Di satu sisi, perusahaan multinasional farmasi asing ragu-ragu untuk membagikan kekayaan intelektual mereka dengan perusahaan lokal yang bisa menjadi pesaing. Apalagi jika sang calon mitra tidak pernah berkontribusi sama sekali dalam biaya litbang yang tidak kecil. Di sisi lain, peraturan semacam ini membuat perusahaan lokal cenderung menunggu tawaran kemitraan daripada berinvestasi untuk melakukan litbang sendiri. “Efek negatif kebijakan ini terhadap inovasi cukup jelas terlihat dari fokus pabrikan lokal kepada obat generik yang sedikit sekali unsur litbangnya,” imbuh Andree.
Indonesia sebenarnya memiliki komunitas ilmiah yang siap berinovasi melawan Covid-19. Bahkan sudah ada pengembangan vaksin lokal, yaitu Vaksin Merah Putih. Namun, semua ini masih bergantung sekali kepada pemerintah dan BUMN. Sangat disayangkan bahwa lanskap regulasi saat ini menghalangi bisnis untuk membangun kapasitas inovasi jangka panjang.
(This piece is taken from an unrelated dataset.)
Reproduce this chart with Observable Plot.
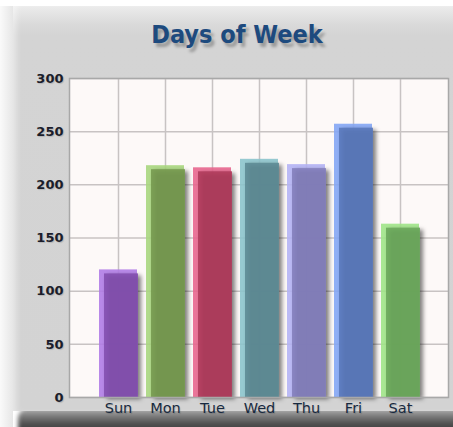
<!DOCTYPE html>
<html>
<head>
<meta charset="utf-8">
<script src="https://cdn.jsdelivr.net/npm/d3@7"></script>
<script src="https://cdn.jsdelivr.net/npm/@observablehq/plot@0.6"></script>
<style>
  html, body { margin: 0; padding: 0; }
  body { width: 453px; height: 427px; position: relative; overflow: hidden; background: #ffffff; }
  #leftstrip { position: absolute; left: 0; top: 6px; width: 13px; height: 421px;
    background: linear-gradient(to right, #fafafa, #e6e6e6); }
  #shadow { position: absolute; left: 18px; top: 407px; width: 450px; height: 26px;
    background: linear-gradient(to bottom, #c4c4c4, #7a7a7a 35%, #4a4a4a 70%, #3c3c3c);
    filter: blur(2px); border-radius: 12px 0 0 0; }
  #panel { position: absolute; left: 13px; top: 6px; width: 440px; height: 405px;
    background: linear-gradient(to bottom, #ececec 0px, #dadada 18px, #d4d4d4 30px, #d3d3d3 100%);
    box-shadow: inset 6px 0 6px -3px rgba(255,255,255,0.5); }
  #title { position: absolute; left: 13px; top: 20px; width: 448px; text-align: center;
    font-family: "DejaVu Sans Condensed", "DejaVu Sans", sans-serif; font-stretch: condensed;
    font-weight: bold; font-size: 25px; color: #1d4a7e;
    text-shadow: 3px 4px 3px rgba(0,0,0,0.28); }
  #chart { position: absolute; left: 0; top: 60px; }
  #chart svg text { text-shadow: 1px 1px 1px rgba(0,0,0,0.15); }
  #chart svg g[aria-label^="y-axis"] text { font-weight: bold !important; font-size: 13px !important; fill: #1b1d2b !important; }
  #chart svg g[aria-label^="x-axis"] text { font-size: 14.5px !important; fill: #182a40 !important; }
</style>
</head>
<body>
<div id="leftstrip"></div>
<div id="shadow"></div>
<div id="panel"></div>
<div id="title">Days of Week</div>
<div id="chart"></div>
<script>
const days = ["Sun", "Mon", "Tue", "Wed", "Thu", "Fri", "Sat"];
const values = [120, 218, 216, 224, 219, 257, 163];
const bodyColors = ["#8450b0", "#779a50", "#b03c5c", "#5e8c96", "#847fbc", "#5a79bb", "#6ca85c"];
const lightColors = ["#b07ce6", "#a8d67e", "#e8668e", "#8cc4cc", "#b4b2f4", "#84a6f4", "#a0e488"];
const yTicks = [0, 50, 100, 150, 200, 250, 300];

const data = days.map((d, i) => ({day: d, value: values[i], body: bodyColors[i], light: lightColors[i]}));

const svg = Plot.plot({
  width: 453,
  height: 360,
  marginLeft: 69,
  marginRight: 5,
  marginTop: 18,
  marginBottom: 23,
  style: {background: "transparent", fontFamily: "DejaVu Sans, sans-serif", overflow: "visible"},
  x: {domain: days, paddingInner: 0.2, paddingOuter: 0.6, label: null, tickSize: 0, tickPadding: 5},
  y: {domain: [0, 300], ticks: yTicks, label: null, tickSize: 0, tickPadding: 6},
  marks: [
    Plot.frame({fill: "#fdf9f8", stroke: null}),
    Plot.ruleY(yTicks, {stroke: "#c8c3c3", strokeWidth: 1.5}),
    Plot.ruleX(days, {stroke: "#c8c3c3", strokeWidth: 1.5}),
    Plot.barY(data, {x: "day", y: "value", fill: "light", fillOpacity: 0.9}),
    Plot.barY(data, {x: "day", y: "value", fill: "body", fillOpacity: 0.9, insetTop: 4, insetLeft: 5, insetRight: -1}),
    Plot.frame({stroke: "#a8a8a8", strokeWidth: 1.5})
  ]
});

const sel = d3.select(svg);
const barGroups = sel.selectAll("g[aria-label='bar']").nodes();
if (barGroups.length) {
  d3.select(barGroups[barGroups.length - 1]).style("filter", "drop-shadow(3px 2px 2px rgba(0,0,0,0.55))");
}
document.getElementById("chart").appendChild(svg);
</script>
</body>
</html>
"Ketimbang berfokus pada kebijakan lokalisasi, pemerintah seharusnya fokus pada membangun ekosistem inovasi bisnis dalam negeri. Litbang bisnis lokal yang kuat akan mengurangi ketergantungan inovasi pada anggaran negara dan meningkatkan ketertarikan investor asing untuk bermitra secara sukarela dengan mitra lokal yang memiliki kemampuan yang setara," kata Andree.